From: <StevenJ81@...> (Steve White)
Date: Sun, 20 Aug 1995 15:18:09 -0400
Subject: Noise In Shul

I'm wondering if we haven't gotten to the point of a moratorium on this
subject.  Mr. Richard Friedman's satiric take on this leads me to the
belief that we are no longer really covering halachic issues relevant to
this discussion, but mostly devolving into inappropriate criticism of
fellow Jews.
 (Note: we have legitimately covered halachic issues here.  I just think
we haven't lately.)  It's hard to admit, but perhaps we should just
admit that we have something to learn from our less-yet-observant
brethren here and leave it at that.

Having said that, I am going to put in an appeal to the one "official"
who hasn't been named yet here, the shaliach tzibbur (prayer leader,
roughly the same as cantor).  As a frequent shaliach tzibbur, I simply
do not go on with my davening until the shul is quiet.  This is my rule
no matter where I am, whether at home (OK -- my shul, the same one our
moderator davens at, is quiet) or a guest in someone else's shul.  The
most it ever takes is three stops to keep the congregation quiet.  And
if I ever hear a word about it afterwards, that word is always positive,
because it is the right thing to do.  If the sh'lichei tzibbur would not
put up with talking, talking wouldn't happen.  Period.

Steve White

PS -- Sh'lichei tzibbur should also daven at a moderate speed, should
pronounce each word distinctively, and should be sensitive to their
congregations' needs.  These things also help keep people from being
distracted.  But all this is an entirely separate issue that doesn't
really need to distract this forum.


From: Art Werschulz <agw@...>
Date: Fri, 18 Aug 1995 09:05:08 -0400
Subject: Once-a-Year Brachot


When I had first heard this one [a couple of years ago, at a Seudah
Shleesheet] , the answer was that there were only four such brachot
outside of Eretz Yisrael: Yom Kippur lights, nachem, al biur chametz,
and the tree-bracha.  Interestingly enough, I have never had the
opportunity to make the last one in this list, since

(1) I wouldn't know a fruit tree in bloom from poison ivy, and
(2) Even if I *did* know, I probably wouldn't have a siddur with me at
    the time I would first see such a plant.

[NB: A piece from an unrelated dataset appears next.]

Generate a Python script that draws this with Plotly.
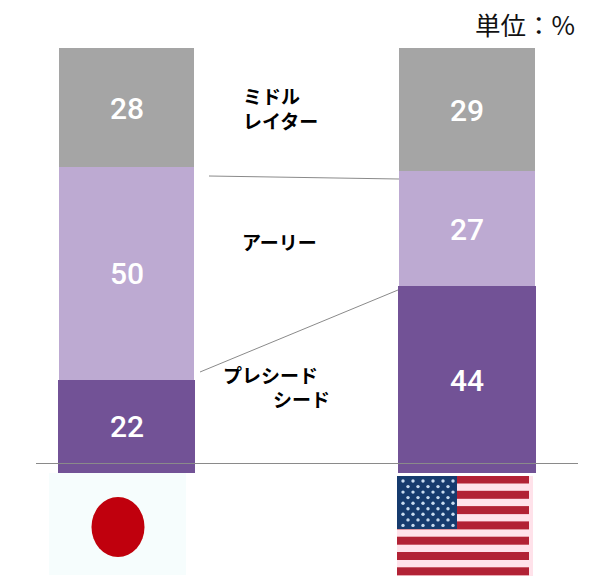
import base64
import plotly.graph_objects as go

W, H = 597, 576

countries = ["日本", "米国"]
pre_seed = [22, 44]
early = [50, 27]
middle_later = [28, 29]

COLOR_PRE = "#725296"
COLOR_EARLY = "#bdaad2"
COLOR_LATER = "#a5a5a5"
LABEL_FONT = "Noto Sans CJK JP"
VALUE_FONT = "Roboto"

# Axis ranges chosen so the full figure is the plot area.
px_per_cat = 340.5
px_per_pct = 4.25
x0_px, y0_px = 126.5, 473
x_range = [-x0_px / px_per_cat, (W - x0_px) / px_per_cat]
y_range = [-(H - y0_px) / px_per_pct, y0_px / px_per_pct]


def bar(name, values, color, widths):
    return go.Bar(
        x=countries, y=values, name=name, width=widths,
        marker=dict(color=color, line=dict(width=0)),
        cliponaxis=False, hoverinfo="name+y",
    )


fig = go.Figure([
    bar("プレシード・シード", pre_seed, COLOR_PRE, [0.405, 0.408]),
    bar("アーリー", early, COLOR_EARLY, [0.398, 0.397]),
    bar("ミドル・レイター", middle_later, COLOR_LATER, [0.398, 0.397]),
])


def px(x):
    return x / W


def py(y):
    return 1 - y / H


def label(text, x, y, size=19, family=LABEL_FONT, weight=700, anchor="left", color="#000000"):
    return dict(
        text=text, x=px(x), y=py(y), xref="paper", yref="paper",
        xanchor=anchor, yanchor="middle", align="left", showarrow=False,
        font=dict(family=family, size=size, color=color, weight=weight),
    )


def value_labels():
    # Centre each value on its own stacked segment.
    notes = []
    for i, country in enumerate(countries):
        base = 0
        for series in (pre_seed, early, middle_later):
            value = series[i]
            notes.append(dict(
                text=str(value), x=country, y=base + value / 2, xref="x", yref="y",
                yshift=-0.5, showarrow=False,
                font=dict(family=VALUE_FONT, size=30, color="white", weight=500),
            ))
            base += value
    return notes


def rule(x1, y1, x2, y2, color="#8a8a8a", width=1):
    return dict(
        type="line", xref="paper", yref="paper", layer="above",
        x0=px(x1), y0=py(y1), x1=px(x2), y1=py(y2),
        line=dict(color=color, width=width),
    )


def svg_image(svg, x, y, w, h):
    uri = "data:image/svg+xml;base64," + base64.b64encode(svg.encode()).decode()
    return dict(
        source=uri, xref="paper", yref="paper", x=px(x), y=py(y),
        sizex=w / W, sizey=h / H, xanchor="left", yanchor="top",
        sizing="stretch", layer="above",
    )


SOFT = '<filter id="s" x="-5%" y="-5%" width="110%" height="110%"><feGaussianBlur stdDeviation="0.65"/></filter>'

# Japanese flag
japan_svg = (
    f'<svg xmlns="http://www.w3.org/2000/svg" width="137" height="102" viewBox="0 0 137 102">{SOFT}'
    '<rect width="137" height="102" fill="#f6fdfd"/>'
    '<ellipse cx="69" cy="54" rx="26.5" ry="30" fill="#c00008" filter="url(#s)"/></svg>'
)

# American flag: thirteen stripes, canton, staggered star field
stripes = "".join(
    f'<rect x="0" y="{-0.5 + i * 15.3:.1f}" width="132" height="8" fill="#b22234"/>' for i in range(7)
)
stars = ""
for row in range(9):
    cols = 6 if row % 2 == 0 else 5
    for col in range(cols):
        cx = 6 + col * 10 + (5 if row % 2 else 0)
        cy = 5 + row * 5.55
        stars += f'<circle cx="{cx}" cy="{cy:.1f}" r="1.7" fill="#c8dcf0"/>'
usa_svg = (
    f'<svg xmlns="http://www.w3.org/2000/svg" width="136" height="100" viewBox="0 0 136 100">{SOFT}'
    '<rect width="136" height="100" fill="#ffe2ea"/>'
    f'<g filter="url(#s)">{stripes}<rect width="60" height="53" fill="#173a6e"/>{stars}</g></svg>'
)

fig.update_layout(
    width=W, height=H, barmode="stack", showlegend=False,
    margin=dict(l=0, r=0, t=0, b=0), paper_bgcolor="white", plot_bgcolor="white",
    xaxis=dict(visible=False, type="category", range=x_range, fixedrange=True),
    yaxis=dict(visible=False, range=y_range, fixedrange=True),
    shapes=[
        rule(36, 463.5, 578, 463.5),
        rule(209, 176, 399, 179),
        rule(200, 372, 398, 290),
    ],
    annotations=value_labels() + [
        label("単位：%", 473, 23, size=25.5, weight=400, color="#111111"),
        label("ミドル<br>レイター", 241, 108),
        label("アーリー", 240, 242),
        label("プレシード", 221, 374),
        label("シード", 271, 398),
    ],
    images=[
        svg_image(japan_svg, 49, 473, 137, 102),
        svg_image(usa_svg, 397, 476, 136, 100),
    ],
)

fig.write_html("out.html", config=dict(displayModeBar=False))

For a boy who had a horse farm on his paper route (I grew up in
Louisville, KY), I guess I'm not much of a naturalist.

As Joseph Rapps (<jr@...>) pointed out, #5 (harav et rivenu) is
done at both the night-time and the morning Megilla reading (at least
according to all the siddurim that I can lay hold of, and based on my
past experience).  Maybe this got confused with an acrostic piyyut
(Asher Heini) that is recited after the night-time Megilla reading.

I wonder if we can fine-tune the list a little further.  The Yom Kippur
shacharit bracha ("ha-poteach aha'arei rachamim") mentioned as #6 on the
list is really the once-a-year modification of the usual opening of the
long bracha, usually referred to as "the first bracha before kriat
shema".  [Here, a "long" bracha is one that begins and ends with a
"Baruch atah ..." phrase; the starting phrase (usually?)  mentioning
shem v'malchut, the concluding phrase omitting it.  A short bracha is
not of this form.]  Usually this bracha starts "yotzer or u-vorei
choshech"; it always ends with "yotzer ha-me-orot"; on YK, it merely
starts differently.

FWIW, if you want to count #6, you probably should count the YK haftarah
closing as also being in the category, by reasons of symmetry.  OTOH, I
would still keep "nachem".  Although it's "only" the [once-a-year]
closing of the Amidah's "Yerushalayim" bracha, the intersection between
the nachem variant and the usual variant seems to of pretty small

Anyway, this was a fun contest.  

Art Werschulz (8-{)} 
InterNet: <agw@...>  <a href="http:www.cs.columbia.edu/~agw/">WWW</a>
ATTnet:   Columbia U. (212) 939-7061, Fordham U. (212) 636-6325


From: <Chaimwass@...> (Chaim Wasserman)
Date: Sun, 20 Aug 1995 16:44:06 -0400
Subject: Rav Lau on: "Can you call up Reform clergy for an Aliya?"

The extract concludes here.